● GIVEN TASK: Retype each line of the material exactly, please, skipping any picture in it.

● DATA EXTRACT:
---

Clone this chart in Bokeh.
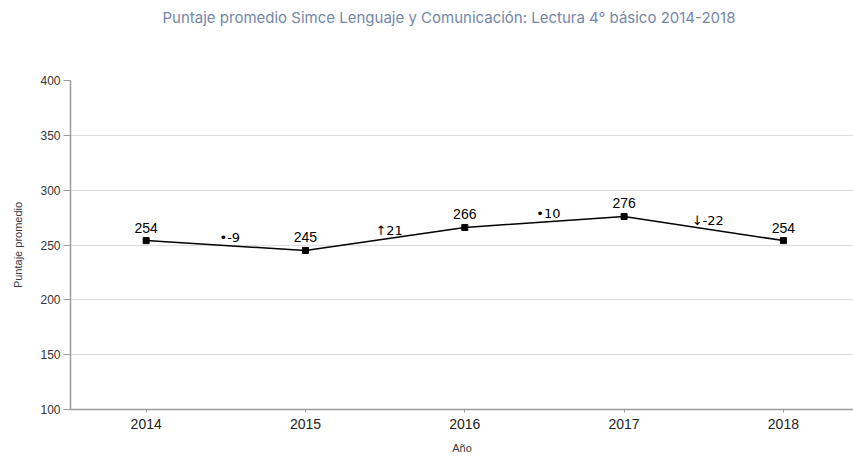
from bokeh.plotting import figure
from bokeh.models import ColumnDataSource, Range1d, FixedTicker, Title, LabelSet
from bokeh.core.properties import value
from bokeh.embed import file_html
from bokeh.resources import INLINE

years = [2014, 2015, 2016, 2017, 2018]
scores = [254, 245, 266, 276, 254]
score_labels = ["254", "245", "266", "276", "254"]
delta_labels = ["\u2022-9", "\u219121", "\u202210", "\u2193-22"]
y_ticks = [100, 150, 200, 250, 300, 350, 400]
title_text = "Puntaje promedio Simce Lenguaje y Comunicaci\u00f3n: Lectura 4\u00b0 b\u00e1sico 2014-2018"

mid_x = [(years[i] + years[i + 1]) / 2 for i in range(len(years) - 1)]
mid_y = [(scores[i] + scores[i + 1]) / 2 for i in range(len(scores) - 1)]

p = figure(width=853, height=456, output_backend="svg", toolbar_location=None,
           x_range=Range1d(2013.525, 2018.44), y_range=Range1d(100, 400),
           min_border_left=70, min_border_right=0, min_border_top=80, min_border_bottom=47)
p.outline_line_color = None
p.background_fill_color = "white"
p.border_fill_color = "white"
p.title.text = ""

# spacer between the frame and the title, then the title itself
p.add_layout(Title(text=" ", text_font_size="46px", standoff=0), "above")
p.add_layout(Title(text=title_text, align="left", offset=92, text_font="Inter",
                   text_font_size="15px", text_font_style="normal",
                   text_color="#7486a8", standoff=0), "above")

src = ColumnDataSource(dict(x=years, y=scores, t=score_labels))
dsrc = ColumnDataSource(dict(x=mid_x, y=mid_y, t=delta_labels))

p.line("x", "y", source=src, line_color="black", line_width=1.5)
p.scatter("x", "y", source=src, marker="square", size=6, color="black")

p.add_layout(LabelSet(x="x", y="y", text="t", source=src, text_align="center",
                      text_baseline="bottom", y_offset=8, text_font=value("Liberation Sans"),
                      text_font_size=value("14px"), text_color="black"))
p.add_layout(LabelSet(x="x", y="y", text="t", source=dsrc, text_align="center",
                      text_baseline="bottom", y_offset=1, x_offset=4, text_font=value("DejaVu Sans"),
                      text_font_size=value("13px"), text_color="black"))

p.yaxis.ticker = FixedTicker(ticks=y_ticks)
p.xaxis.ticker = FixedTicker(ticks=years)
p.xgrid.grid_line_color = None
p.ygrid.grid_line_color = "#dcdcdc"
p.ygrid.grid_line_width = 1

for ax in (p.xaxis[0], p.yaxis[0]):
    ax.axis_line_color = "#9a9a9a"
    ax.axis_line_width = 1.5
    ax.major_tick_line_color = "#9a9a9a"
    ax.minor_tick_line_color = None
    ax.axis_label_text_font = "Arial"
    ax.axis_label_text_font_style = "normal"
    ax.axis_label_text_font_size = "11px"
    ax.axis_label_text_color = "#3a3a3a"
    ax.major_label_text_font = "Arial"

p.yaxis.axis_label = "Puntaje promedio"
p.yaxis.major_tick_out = 7
p.yaxis.major_tick_in = 0
p.yaxis.major_label_standoff = 3
p.yaxis.major_label_text_font_size = "12px"
p.yaxis.major_label_text_color = "#333333"
p.yaxis.axis_label_standoff = 13

p.xaxis.axis_label = "A\u00f1o"
p.xaxis.major_tick_out = 3
p.xaxis.major_tick_in = 0
p.xaxis.major_label_standoff = 6
p.xaxis.major_label_text_font_size = "14px"
p.xaxis.major_label_text_color = "#222222"
p.xaxis.axis_label_standoff = 10

open("out.html", "w").write(file_html(p, INLINE))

---

● SOLUTION TO THIS TASK:
Clone this chart in Bokeh.
from bokeh.plotting import figure
from bokeh.models import ColumnDataSource, Range1d, FixedTicker, Title, LabelSet
from bokeh.core.properties import value
from bokeh.embed import file_html
from bokeh.resources import INLINE

years = [2014, 2015, 2016, 2017, 2018]
scores = [254, 245, 266, 276, 254]
score_labels = ["254", "245", "266", "276", "254"]
delta_labels = ["\u2022-9", "\u219121", "\u202210", "\u2193-22"]
y_ticks = [100, 150, 200, 250, 300, 350, 400]
title_text = "Puntaje promedio Simce Lenguaje y Comunicaci\u00f3n: Lectura 4\u00b0 b\u00e1sico 2014-2018"

mid_x = [(years[i] + years[i + 1]) / 2 for i in range(len(years) - 1)]
mid_y = [(scores[i] + scores[i + 1]) / 2 for i in range(len(scores) - 1)]

p = figure(width=853, height=456, output_backend="svg", toolbar_location=None,
           x_range=Range1d(2013.525, 2018.44), y_range=Range1d(100, 400),
           min_border_left=70, min_border_right=0, min_border_top=80, min_border_bottom=47)
p.outline_line_color = None
p.background_fill_color = "white"
p.border_fill_color = "white"
p.title.text = ""

# spacer between the frame and the title, then the title itself
p.add_layout(Title(text=" ", text_font_size="46px", standoff=0), "above")
p.add_layout(Title(text=title_text, align="left", offset=92, text_font="Inter",
                   text_font_size="15px", text_font_style="normal",
                   text_color="#7486a8", standoff=0), "above")

src = ColumnDataSource(dict(x=years, y=scores, t=score_labels))
dsrc = ColumnDataSource(dict(x=mid_x, y=mid_y, t=delta_labels))

p.line("x", "y", source=src, line_color="black", line_width=1.5)
p.scatter("x", "y", source=src, marker="square", size=6, color="black")

p.add_layout(LabelSet(x="x", y="y", text="t", source=src, text_align="center",
                      text_baseline="bottom", y_offset=8, text_font=value("Liberation Sans"),
                      text_font_size=value("14px"), text_color="black"))
p.add_layout(LabelSet(x="x", y="y", text="t", source=dsrc, text_align="center",
                      text_baseline="bottom", y_offset=1, x_offset=4, text_font=value("DejaVu Sans"),
                      text_font_size=value("13px"), text_color="black"))

p.yaxis.ticker = FixedTicker(ticks=y_ticks)
p.xaxis.ticker = FixedTicker(ticks=years)
p.xgrid.grid_line_color = None
p.ygrid.grid_line_color = "#dcdcdc"
p.ygrid.grid_line_width = 1

for ax in (p.xaxis[0], p.yaxis[0]):
    ax.axis_line_color = "#9a9a9a"
    ax.axis_line_width = 1.5
    ax.major_tick_line_color = "#9a9a9a"
    ax.minor_tick_line_color = None
    ax.axis_label_text_font = "Arial"
    ax.axis_label_text_font_style = "normal"
    ax.axis_label_text_font_size = "11px"
    ax.axis_label_text_color = "#3a3a3a"
    ax.major_label_text_font = "Arial"

p.yaxis.axis_label = "Puntaje promedio"
p.yaxis.major_tick_out = 7
p.yaxis.major_tick_in = 0
p.yaxis.major_label_standoff = 3
p.yaxis.major_label_text_font_size = "12px"
p.yaxis.major_label_text_color = "#333333"
p.yaxis.axis_label_standoff = 13

p.xaxis.axis_label = "A\u00f1o"
p.xaxis.major_tick_out = 3
p.xaxis.major_tick_in = 0
p.xaxis.major_label_standoff = 6
p.xaxis.major_label_text_font_size = "14px"
p.xaxis.major_label_text_color = "#222222"
p.xaxis.axis_label_standoff = 10

open("out.html", "w").write(file_html(p, INLINE))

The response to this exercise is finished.